Furthermore, food insecurity is often related to food deserts, where communities lack regular access to healthy and affordable food options. (Michigan State University) This can perpetuate the cycle of poverty and food insecurity, making it more difficult for individuals and families to break out of the cycle. Without the ability to make healthy, nutritious choices for themselves, these individuals become reliant on low-nutrient, high-calorie foods to keep themselves from going hungry.  

Finally, rising food costs have pushed food-secure individuals living on the edge down into food insecurity. In our food programs, we have observed double the number of patrons in summer 2022 compared to an average year. This coincides with a spike in inflation impacting the grocery bills of our community. Also, as extra SNAP (Supplemental Nutrition Assistance Program) benefits ended in March 2023, we expanded our Mobile Market programming and distributions to meet the anticipated rise in need from those on the brink of food insecurity. 

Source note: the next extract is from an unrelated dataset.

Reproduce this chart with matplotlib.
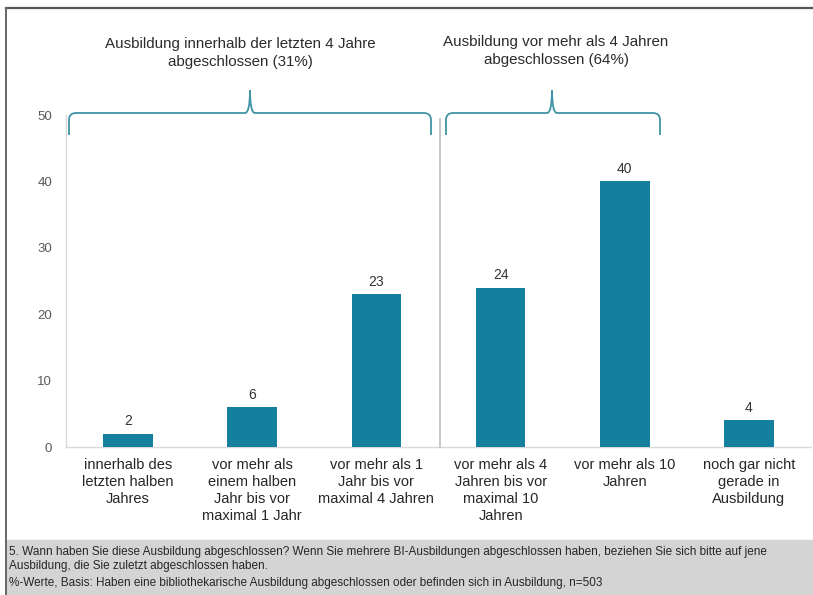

It is essential that Bucks County takes action to address food insecurity now and ensure that all residents have access to healthy and affordable food. Our food program works to move our community towards total food security and food sovereignty by providing healthy food, educational tools, and community gardening. With such significant impacts on the health and well-being of individuals and families, the local economy, and the community, now is the time for Bucks County to act to ensure that our neighbors can access fresh and healthy food. By working together, we can ensure that all residents reach food security, and improve the overall quality of life in Bucks County.